Dream a Little Dream

It might have been one of the last opportunities I’ll have to “sleep in” past nine o’clock in the morning, so I feel fortunate to have had it. Of course, I still woke up to the sound of a crying child, albeit a four-year-old. It was more of a comedic tantrum of fitful outbursts and stomping feet than an actual cry for help, the latter being what I’m expecting in the coming future. …And then that’s when I remembered my dream.
It happens every so often (and, unfortunately, these days not as often as I’d like) that when I actually get enough sleep and am able to wake up at my own pace, I have time to reflect on all the symbolism in my dreams. They remain lucid enough in my memory as I awaken, and I can enjoy the show and smile at the allegory as it unfolds.   

For your entertainment, this time it was an action-packed thrill ride involving me rushing to get through some bizarre and labyrinthine indoor water park (think Pirates of the Caribbean, Space Mountain, Olympic swimming try-outs and Water World all in one building, and then throw in Ikea for an element of extra weirdness, and you’re there).

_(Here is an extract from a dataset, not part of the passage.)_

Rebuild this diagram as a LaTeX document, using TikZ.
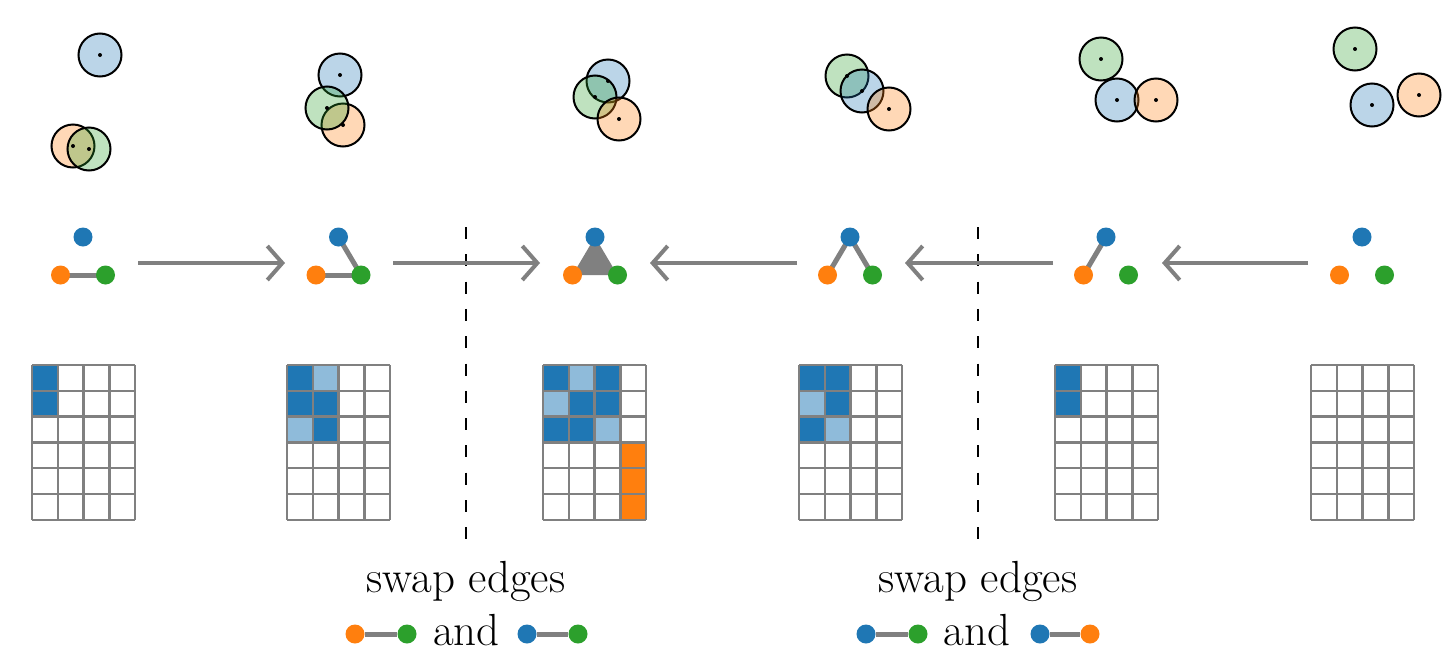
\documentclass[tikz,border=0pt]{standalone}
\usetikzlibrary{arrows.meta}
\definecolor{tblue}{HTML}{1F77B4}
\definecolor{tlblue}{HTML}{8FBBDA}
\definecolor{torange}{HTML}{FF7F0E}
\definecolor{tgreen}{HTML}{2CA02C}
\definecolor{egray}{HTML}{808080}
\newcommand{\gcell}[4]{\fill[#4] (#1+#2*25.8,365+#3*25.8) rectangle ++(25.8,25.8);}
\newcommand{\glines}[1]{%
  \foreach \i in {0,...,4} \draw[gridline] (#1+\i*25.8,365) -- ++(0,154.8);
  \foreach \j in {0,...,6} \draw[gridline] (#1,365+\j*25.8) -- ++(103.2,0);}
\begin{document}
\begin{tikzpicture}[x=1pt,y=-1pt,
  vtx/.style={circle,inner sep=0pt,minimum size=19pt},
  bv/.style={vtx,fill=tblue},
  ov/.style={vtx,fill=torange},
  gv/.style={vtx,fill=tgreen},
  gedge/.style={draw=egray,line width=5pt},
  flow/.style={draw=egray,line width=4pt,-{Straight Barb[length=15pt,width=34pt]}},
  gridline/.style={draw=egray,line width=2.5pt,line cap=square},
  sepline/.style={draw=black,line width=2pt,dash pattern=on 12pt off 15.3pt},
  region/.style={circle,draw=black,line width=2pt,minimum size=43pt,inner sep=0pt,fill opacity=0.3},
  ctr/.style={circle,fill=black,inner sep=0pt,minimum size=4pt},
  lbl/.style={inner sep=0pt,font=\fontsize{45}{54}\selectfont}]
\useasboundingbox (0,0) rectangle (1456,651);
\fill[white] (0,0) rectangle (1456,651);

% ---------- top: regions ----------
\foreach \n/\x/\y/\c in {
  b1/100/55/tblue, o1/73/146/torange, g1/89/149/tgreen,
  b2/340/75/tblue, o2/343/125/torange, g2/327/108/tgreen,
  b3/608/81/tblue, g3/595/97/tgreen, o3/619/119/torange,
  g4/847/76/tgreen, b4/862/91/tblue, o4/889/109/torange,
  g5/1101/59/tgreen, b5/1117/100/tblue, o5/1156/100/torange,
  g6/1355/49/tgreen, b6/1372/105/tblue, o6/1419/95/torange}
  \node[region,fill=\c] (r\n) at (\x,\y) {};
\foreach \n/\x/\y in {
  b1/100/55, o1/73/146, g1/89/149, b2/340/75, o2/343/125, g2/327/108,
  b3/608/81, g3/595/97, o3/619/119, g4/847/76, b4/862/91, o4/889/109,
  g5/1101/59, b5/1117/100, o5/1156/100, g6/1355/49, b6/1372/105, o6/1419/95}
  \node[ctr] (c\n) at (\x,\y) {};

% ---------- middle: graphs ----------
\foreach \k/\cx in {1/83,2/338.5,3/595,4/850,5/1106,6/1362}{
  \coordinate (pb\k) at (\cx,237);
  \coordinate (po\k) at (\cx-22.5,275);
  \coordinate (pg\k) at (\cx+22.5,275);
}
\fill[egray] (pb3) -- (po3) -- (pg3) -- cycle;
\draw[gedge] (po1) -- (pg1);
\draw[gedge] (po2) -- (pg2);
\draw[gedge] (pb2) -- (pg2);
\draw[gedge] (pb4) -- (po4);
\draw[gedge] (pb4) -- (pg4);
\draw[gedge] (pb5) -- (po5);
\foreach \k in {1,...,6}{
  \node[bv] (vb\k) at (pb\k) {};
  \node[ov] (vo\k) at (po\k) {};
  \node[gv] (vg\k) at (pg\k) {};
}

% separators
\coordinate (s1t) at (466,227); \coordinate (s1b) at (466,541);
\coordinate (s2t) at (978,227); \coordinate (s2b) at (978,541);
\draw[sepline] (s1t) -- (s1b);
\draw[sepline] (s2t) -- (s2b);

% arrows
\coordinate (a1s) at (138,263); \coordinate (a1e) at (285,263);
\coordinate (a2s) at (393,263); \coordinate (a2e) at (540,263);
\coordinate (a3s) at (797,263); \coordinate (a3e) at (650,263);
\coordinate (a4s) at (1053,263); \coordinate (a4e) at (905,263);
\coordinate (a5s) at (1308,263); \coordinate (a5e) at (1162,263);
\foreach \k in {1,...,5} \draw[flow] (a\k s) -- (a\k e);

% ---------- bottom: grids ----------
% grid 1
\gcell{32}{0}{0}{tblue} \gcell{32}{0}{1}{tblue}
% grid 2
\gcell{287}{0}{0}{tblue} \gcell{287}{1}{0}{tlblue}
\gcell{287}{0}{1}{tblue} \gcell{287}{1}{1}{tblue}
\gcell{287}{0}{2}{tlblue} \gcell{287}{1}{2}{tblue}
% grid 3
\gcell{543}{0}{0}{tblue} \gcell{543}{1}{0}{tlblue} \gcell{543}{2}{0}{tblue}
\gcell{543}{0}{1}{tlblue} \gcell{543}{1}{1}{tblue} \gcell{543}{2}{1}{tblue}
\gcell{543}{0}{2}{tblue} \gcell{543}{1}{2}{tblue} \gcell{543}{2}{2}{tlblue}
\gcell{543}{3}{3}{torange} \gcell{543}{3}{4}{torange} \gcell{543}{3}{5}{torange}
% grid 4
\gcell{799}{0}{0}{tblue} \gcell{799}{1}{0}{tblue}
\gcell{799}{0}{1}{tlblue} \gcell{799}{1}{1}{tblue}
\gcell{799}{0}{2}{tblue} \gcell{799}{1}{2}{tlblue}
% grid 5
\gcell{1055}{0}{0}{tblue} \gcell{1055}{0}{1}{tblue}
\foreach \gx in {32,287,543,799,1055,1311} {\glines{\gx}}

% ---------- labels ----------
\node[lbl,anchor=base] (t1) at (466,592) {swap edges};
\node[lbl,anchor=base] (and1) at (466.5,645) {and};
\node[ov] (l1a) at (355,634) {};
\node[gv] (l1b) at (407,634) {};
\node[bv] (l1c) at (527,634) {};
\node[gv] (l1d) at (578,634) {};
\draw[gedge] (l1a) -- (l1b);
\draw[gedge] (l1c) -- (l1d);

\node[lbl,anchor=base] (t2) at (978,592) {swap edges};
\node[lbl,anchor=base] (and2) at (977,645) {and};
\node[bv] (l2a) at (866,634) {};
\node[gv] (l2b) at (918,634) {};
\node[bv] (l2c) at (1040,634) {};
\node[ov] (l2d) at (1090,634) {};
\draw[gedge] (l2a) -- (l2b);
\draw[gedge] (l2c) -- (l2d);
\end{tikzpicture}
\end{document}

All of our friends and family were cheering us from the sidelines as I cradled a tiny baby (our baby?) in my arms trying to keep her from getting splashed or unravel from the bundle she was in. In my most stellar moments, I was kicking with all my speed through a stretch of open water with her held safely above me; at other times I just cradled her in the warm dry blanket as we made our way through the mysterious turns and sudden splashing drops in the pitch darkness of the watery underworld-themed maze. I remember feeling like I was getting very close, seeing daylight break through as I emerged from the dream. There was anxiety, excitement and an overwhelming feeling of hope.   

So, yeah… can my subconscious be any more obvious? Jung and Freud would be so bored with me! Well at least I know that deep within (but okay so maybe not that deep within), I am navigating an enormously emotional adventure with all the strength and gusto I can gather. And then there’s you guys, throwing me dry towels, cheering, swimming alongside for certain stretches, and just generally helping along the way. Thanks for being there for us, even from the sidelines of my dream. It makes an amazing difference and is often the very thing that keeps all of this seeming possible.